Analysis of synaptic growth in mutants of genes differentially regulated in ewg^l1mutants. (a,b) Quantification of synaptic growth in mutants of genes differentially regulated in ewg^l1mutants. Type 1b boutons at muscle 13 were quantified and are shown as means with standard error (n = 18-22) in transheterozygotes for either a chromosomal deficiency or a second allele from mutants of genes down-regulated (a) or up-regulated (b) in ewg^l1mutants that were significantly different (^ap ≤ 0.0001, ^bp ≤ 0.001, ^cp ≤ 0.05) compared to controls (y w and y w transheterozygous for the corresponding chromosomal deficiency) except for genes involved in basal metabolism. Detailed genotypes with corresponding bouton numbers are listed in Table S2 in Additional data file 1. Genes are clustered according to their function with the color codes used in Figure 4. Note that genes down-regulated in ewg^l1mutants are highly enriched for expression in the nervous system (90%) while only a minor portion of genes up-regulated in ewg^l1mutants is expressed in the nervous system (36%). (c) Summary of mutants in genes differentially regulated in ewg^l1mutants with synaptic growth defects and model of EWG regulation of these genes and their roles in synaptic growth regulation. CNS, central nervous system; PNS, peripheral nervous system.

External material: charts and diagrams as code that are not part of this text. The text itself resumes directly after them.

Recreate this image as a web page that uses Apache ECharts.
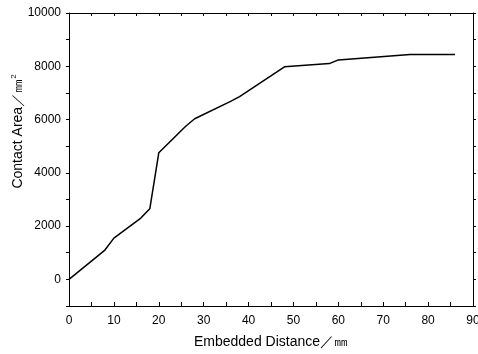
<!DOCTYPE html>
<html><head><meta charset="utf-8">
<script src="https://cdn.jsdelivr.net/npm/echarts@6/dist/echarts.min.js"></script>
<style>html,body{margin:0;padding:0;background:#fff}#c{width:478px;height:354px}</style>
</head><body><div id="c"></div>
<script>
var distance = [0, 8, 10, 16, 18, 20, 26, 28, 36, 38, 48, 58, 60, 76, 86];
var area = [0, 1100, 1550, 2300, 2650, 4750, 5750, 6030, 6680, 6860, 7980, 8100, 8240, 8440, 8440];
var xLabels = ['0','10','20','30','40','50','60','70','80','90'];
var yLabels = ['0','2000','4000','6000','8000','10000'];

var font = 'Liberation Sans, Arial, sans-serif';
var lineStyle = {color: '#000', width: 1};
var chart = echarts.init(document.getElementById('c'));
chart.setOption({
  animation: false,
  grid: {left: 69, right: 5, top: 13, bottom: 48, containLabel: false, outerBoundsMode: 'none'},
  xAxis: [{
    type: 'value', min: 0, max: 90, interval: 5,
    axisLine: {onZero: false, lineStyle: lineStyle},
    axisTick: {inside: true, length: 4, lineStyle: lineStyle},
    splitLine: {show: false},
    axisLabel: {fontFamily: font, fontSize: 12, color: '#000', margin: 9,
      formatter: function (v) { return xLabels.indexOf(String(v)) >= 0 ? String(v) : ''; }},
    name: 'Embedded Distance／㎜', nameLocation: 'middle', nameGap: 29, nameMoveOverlap: false,
    nameTextStyle: {fontFamily: font, fontSize: 14, color: '#000'}
  }, {
    type: 'value', min: 0, max: 90, interval: 5, position: 'top',
    axisLine: {onZero: false, lineStyle: lineStyle},
    axisTick: {inside: true, length: 3, lineStyle: lineStyle},
    axisLabel: {show: false}, splitLine: {show: false}
  }],
  yAxis: [{
    type: 'value', min: -1000, max: 10000, interval: 1000,
    axisLine: {onZero: false, lineStyle: lineStyle},
    axisTick: {inside: false, length: 3, lineStyle: lineStyle},
    splitLine: {show: false},
    axisLabel: {fontFamily: font, fontSize: 12, color: '#000', margin: 8,
      formatter: function (v) { return yLabels.indexOf(String(v)) >= 0 ? String(v) : ''; }},
    name: '{n|Contact Area／㎜}{s|2}', nameLocation: 'middle', nameGap: 43, nameMoveOverlap: false,
    nameTextStyle: {fontFamily: font, fontSize: 14, color: '#000', padding: [0, 0, 0, 56],
      rich: {n: {fontFamily: font, fontSize: 14, color: '#000'},
             s: {fontFamily: font, fontSize: 8, color: '#000', verticalAlign: 'top', padding: [0,0,8,0]}}}
  }, {
    type: 'value', min: -1000, max: 10000, interval: 1000, position: 'right',
    axisLine: {onZero: false, lineStyle: lineStyle},
    axisTick: {inside: false, length: 3, lineStyle: lineStyle},
    axisLabel: {show: false}, splitLine: {show: false}
  }],
  series: [{
    type: 'line', xAxisIndex: 0, yAxisIndex: 0,
    data: distance.map(function (d, i) { return [d, area[i]]; }),
    showSymbol: false, lineStyle: {color: '#000', width: 1.5}
  }]
});
</script></body></html>
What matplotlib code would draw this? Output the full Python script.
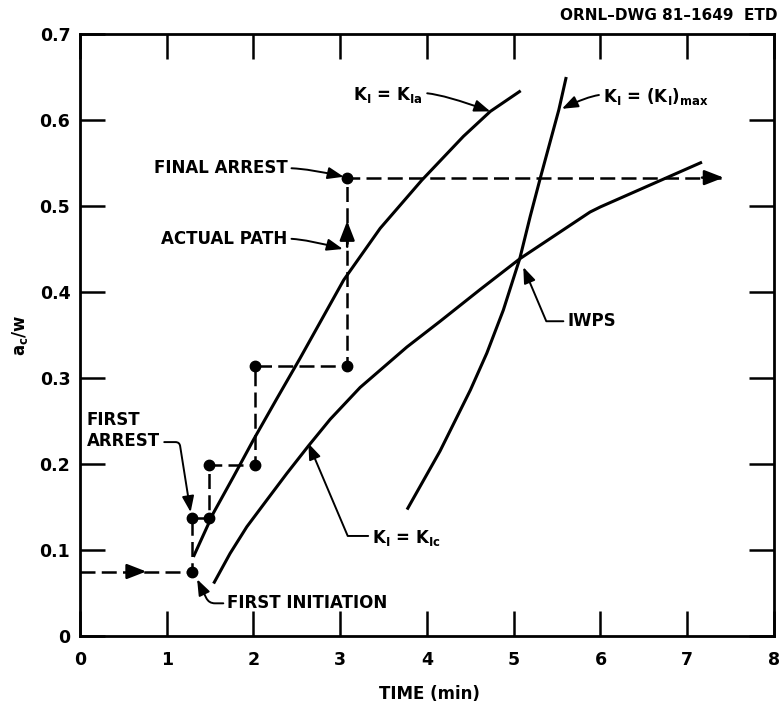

erect wing integrates cellular signaling to regulate synaptic growth. (a-d) Genetic interaction of ewg with known signaling pathways in synaptic growth regulation. Synaptic growth was analyzed at third instar NMJs by quantifying type 1b boutons at muscle 13 of ewg^l1eFeG clones (white bars and '-' at the bottom of the column) or of ewg^l1eFeG clones in the presence of an ewg wild-type copy (grey bars and '+' at the bottom of the column) in combination with either transgenes for UAS constructs or transheterozygous combinations of mutant alleles (wit^A12/wit^B11) as described for Figure 1. Wild type (bar 1), ewg loss of function (LOF, bar 2) and ewg gain of function (GOF, black bars, bar 3) were compared to LOF and GOF mutants in Notch (a), Wingless (b), AP-1 (c) and TGF-β/BMP (d) pathways. Overexpression of N is shown in the presence of both ewg copies ('++' at the bottom of the column), as one ewg copy in the presence of excess N does not result in a significant increase of bouton numbers compared to wild type. For both N and tkvA, two copies of UAS transgenes were used; a single copy did not significantly alter bouton numbers. Shown are means of bouton numbers with standard errors (n = 11-23, numbers at the bottom of bars). Bars are numbered below the x-axis. Statistical significance of differences from comparisons with wild type is shown on top of bars (***p < 0.0001, ** p < 0.005, n.s. for non significant). Other relevant comparisons are marked by horizontal bars with the statistical significance indicated on the side.